Comcast Tells FCC TWC Merger Poses No Concern to National Broadband Market

**Editor’s Note: Please click here for a recap of the biggest communications mergers in Q3 2014.**

Comcast, whose pending acquisition of Time Warner Cable is undergoing scrutiny by regulators, is adamant that there is no such thing as a national broadband market.

In a meeting last month with two FCC officials, Comcast executives said an analysis of the broadband market should focus on the local markets where Comcast and Time Warner Cable don’t compete.

But even if the national market is considered, Comcast’s merger with Time Warner Cable doesn’t present any concerns, according to the Philadelphia-based cable company.

After acquiring Time Warner Cable, Comcast will control 35.5 percent of all fixed broadband connections based on the FCC’s definition of broadband service, according to Comcast’s Oct. 2 filing, which disclosed the substance of the meeting with the FCC officials, commissioner Jessica Rosenworcel and her staff member Clint Odom.

Comcast wants the FCC to consider such technologies as DSL and wireless in its analysis of competition in the broadband market, and not limit the analysis to broadband speeds of at least 25 Mbps.

Comcast executives told FCC officials the merger wouldn’t present any issues even if the broadband sector was considered a national market with speeds of at least 10 Mbps or 25Mbps, Kathryn Zachem, Comcast’s senior vice president of regulatory and state legislative affairs, noted in the FCC filing.

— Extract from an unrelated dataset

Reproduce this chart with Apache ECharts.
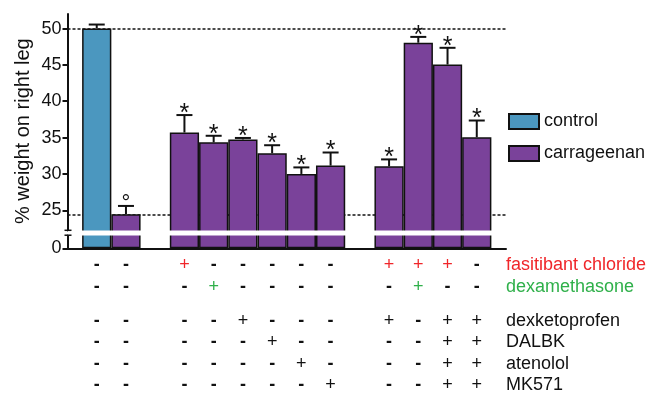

On Sept. 30, Zachem and Comcast Executive Vice President David Cohen met with Rosenworcel and Odom to discuss the $45 billion merger.

“At a 10 Mbps threshold, the combined company share will be 40 percent of fixed connections and 22.5 percent of fixed and wireless connections,” Zachem said. “And at a 25 Mbps threshold, the combined company’s broadband share would increase by less than 1 percent (due to the very small number of TWC customers receiving speeds of 25 Mbps or higher). Such a de minimis increase is hardly troubling and provides no basis to allege any transaction-specific harm.”

In a speech Wednesday, FCC Chairman Tom Wheeler indicated Americans need to have access to broadband speeds of at least 25 Mbps.

“Table stakes for the 21st century is 25 Mbps, and winning the game means that all consumers can get at least 100 Mbps – and more,” he said.

“At a time when technological advances are moving at lightning speed, competition that forces companies to embrace those advances is the best way to achieve those goals. Unfortunately, today there is an inverse relationship between competition and broadband speed.”